Don't go SLI - Get one solid graphics card (Wait for the 9800GTX and use that), a good motherboard (ASUS P5E, ASUS Maximus Formula are two very good bets) and some good RAM (Corsair is dodgy sometimes, and while it performs very well, we get a lot of Corsair which we send in as defective as well. Kingston HyperX RAM works really well, and you can easily OC the low-timing HyperX RAM (4-4-4-12, you can even get 3-3-3-9 timings if you want) to over 1100MHz if you've got the right setup.

If you want to throw money at performance, get one of the new Penryn CPU's with a 12MB cache and core-load-balancing support. The CPU actually OC's one/two cores if only one/two/three are in use, and turns off the remaining ones. It does this automagically, which is awesome.
In response to Alathon
Wow, thank you, that was VERY helpful.
In response to Baladin
And let me just take this moment to provide a less objective whine.

I hate SLI :(

I currently have a SLI machine setup in the workshop that looks as follows:

ASUS Striker II Formula
4x 1024MB Kingston HyperX Ultra-Low-Latency (3-3-3-9, 800MHz)
Soundblaster Fatal1ty X-FI
2x GeForce 8800GTS in SLI
3x Samsung 500GB Spinpoint 7200 SATAII
1x BluRay Drive (don't remember exact details)
1x ASUS 20x DVD-RW
Coolermaster Stacker case

The computer *used* to have an ASUS P5N-T Deluxe motherboard, and the HDD's *used* to be WD Raptor 150GB 10000RPM disks.

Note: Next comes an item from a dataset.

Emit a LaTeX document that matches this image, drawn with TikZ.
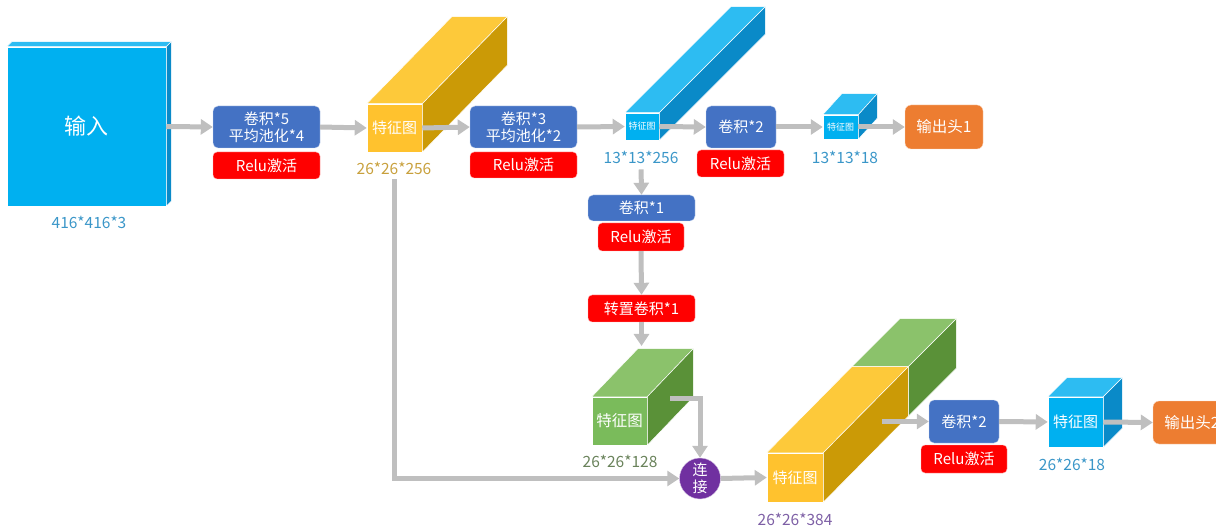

So far, we've sent *three* motherboards in as defective (3 P5N-T Deluxe), because they've died while setting this computer up and been unrecoverable. We've also had to replace the Raptor disks with more 'regular' disks, as they started clicking as soon as the computer even turned on. We've also replaced the PSU twice, tried with a different processor, replaced the DVD-RW drive twice and tried with an 8400GS graphics card. Nothing makes the computer work (CD-drive clicks, if more than one HDD is connected they all click constantly, IE explorer crashes going to www.nvidia.com off a 100% fresh Vista installation, programs fail to install correctly, etc).

Don't do SLI. And if you do, don't touch nForce 780i with a stick, or it will swallow you whole and eat your soul. I can't even imagine, if I was a private customer and I had bought these things and it just refused to work. This computer is priced at around $5000.